BMW had its best ever year for sales in the US in 2005, despite a rare reversal for its popular Mini brand in December.
The group, which builds Mini at the former Rover plant at Oxford, saw its total sales rise by four cent to 307,020 last year - the first time it has passed the 300,000 threshold since it arrived in the US in 1975.
It was another record year for Mini with sales increasing by 13 per cent to a record 40,820.
The figures were dented, however, by the December contribution, which yielded a 1.3 per cent dip in group sales to 28,900 while Mini volumes fell by 36 per cent to 2,436.
"December was Christmas shopping month so buyers did not go into the showrooms in their usual numbers," a BMW spokeswoman said.
This week's US car sales figures showed that General Motors and Ford, the two
biggest Detroit manufacturers, had capped a tumultuous year in which they struggled to come to terms with changing consumer tastes prompted by higher petrol prices prices with a further fall in sales.
In sharp contrast, Toyota, which is poised to unseat GM as the world's largest carmaker, posted an 8.2 per cent increase in December sales and grabbed more market share from US manufacturers last month.
Toyota, including its Lexus and Scion brands, outsold Chrysler in December and its
US market share of 13.3 per cent last year puts it well within striking distance of Chrysler's 13.6 per cent.
GM and Ford, each facing a deepening financial crisis, said December sales were
down 10.2 per cent and 8.7 per cent, respectively, with steep declines in high fuel-consumpution SUVs.
"GM, and Ford suffered particularly because of the collapse of their big SUVs," Burnham Securities analyst Dave Healy said. "I think you can call Detroit an island surrounded by prosperity," he added
DaimlerChrysler said its US sales fell by two per cent last month, with sales at its Chrysler division five per cent down.
Chrysler was the lone
Detroit carmaker to end the year ahead after seeing total sales rise by five per cent.

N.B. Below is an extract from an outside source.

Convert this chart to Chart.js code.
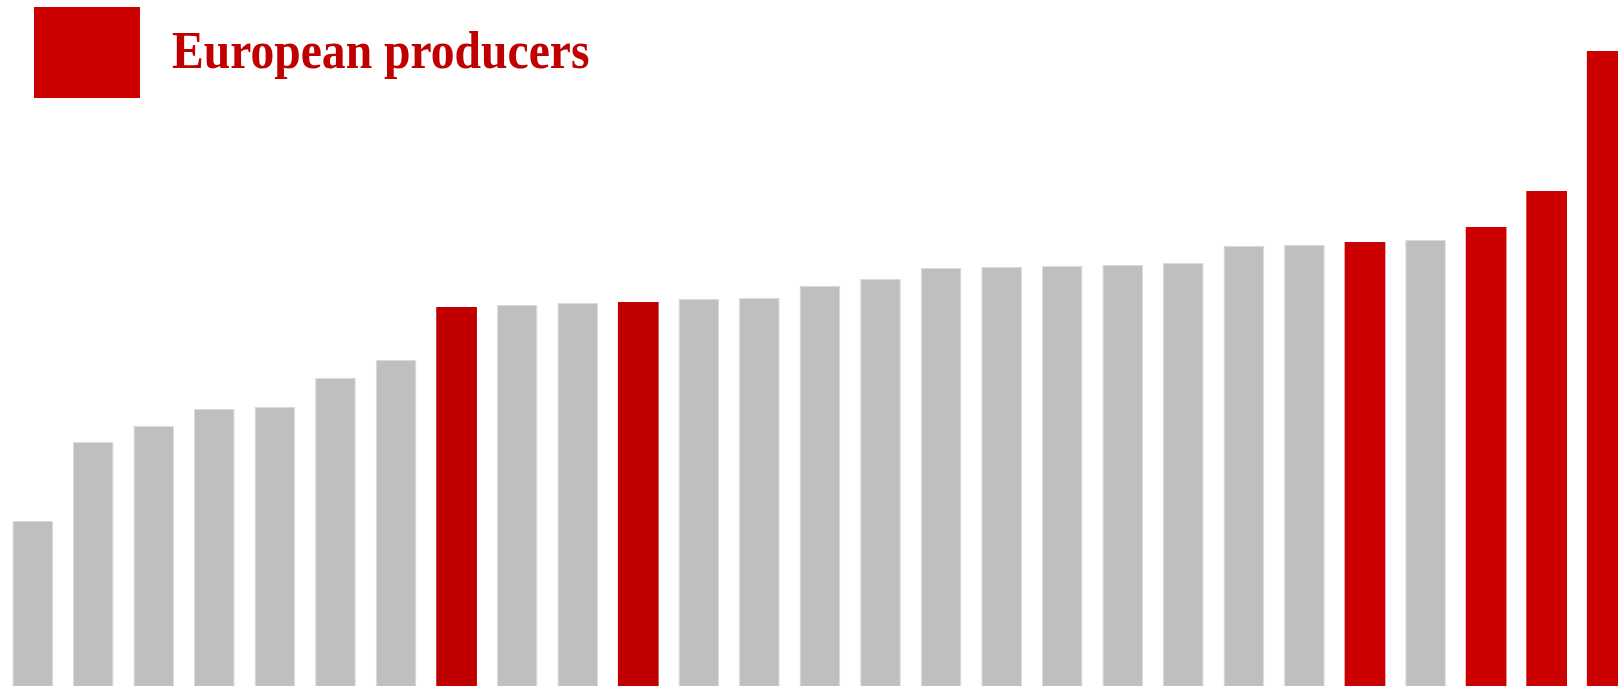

Given "volatile gas prices", overall car sales this year are likely to be lower than in 2005, Mark Fields, president of Ford's operations in the Americas, said at the Los Angeles Auto Show.
But GM expects industry sales in 2006 to be about comparable to 2005 with relatively stable pricing and oil prices in the mid- to high-$50 per barrel range, Paul Ballew, GM's executive director of market and industry analysis, said.
Asian brands won a 36.5 per cent share of the US market last year, a 1.9 percentage point increase compared with the same period a year ago.
US companies on the other hand, collectively lost 1.7 points of share at 57 per cent.
Total sales fell by 4.5 per cent in December to 1.48 million vehicles but the industry ended the year with deliveries of about 16.9 million vehicles, making 2005 one of the strongest.